Adjustable Vacuum Advance

From my 1972-78 MM, p. 2-457. 'When coolant temp at idle reaches 225*F, the valve opens and applies MANIFOLD VACUUM directly to the dist....This increases engine idle speed & provides additional engine cooling.'
Now your purposely taking that out of context. Yes. Absolutely many manufacturers used manifold vacuum as a way to overide the retarded initial timing that was being used for emissions control. The purpose of the late timing was to put more heat into the cylinder walls. The CTO overide was there to add back timing at idle to prevent overheating in certain traffic and climate situations. My '85 AMC v-8 also has a nonlinear valve that mixes manifold vacuum and timed vacuum for certain warm up situations.

The point is that the use of ported vacuum is not something that was developed for emissions controls. It was used back as far the 1940s. There are many ways to shape the advance curve. Using mechanical advance for the rpm related, and the leaving the vacuum advance for the density related lets each of them do what they do best.
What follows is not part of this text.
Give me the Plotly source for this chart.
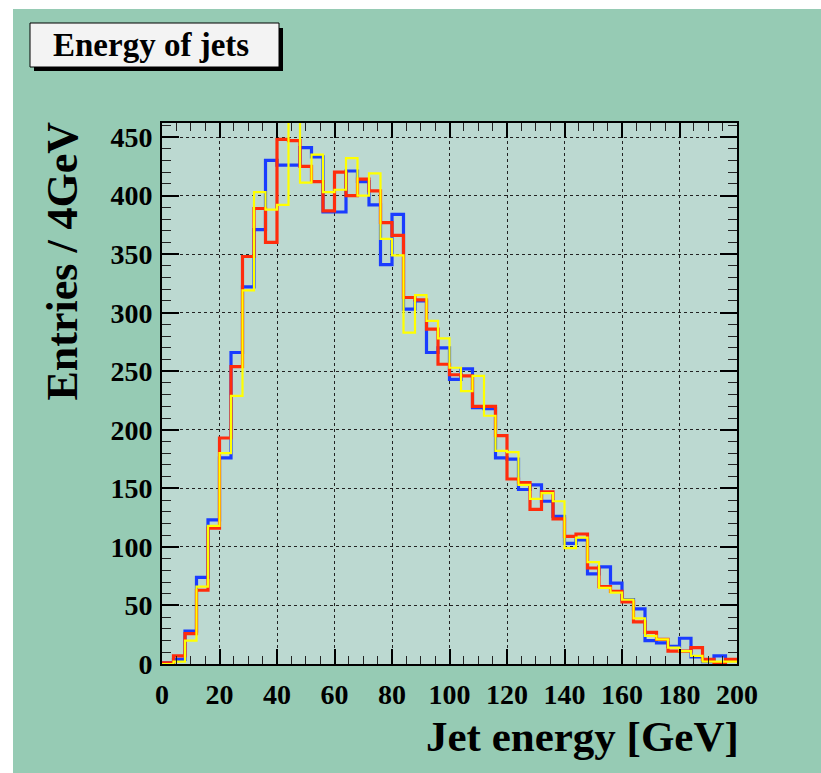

Using manifold vacuum to increase timing at idle sometimes works out. It works out best when the manifold vacuum isn't much affected by changes in idle rpm and load.

If you are familiar with the books, then you'll know that they are based on a lot of emperical testing and development. If you are familiar with Shrinker's work you know he was testing with a 5 gas analyzer on dyno along with a scope and of course, at the track.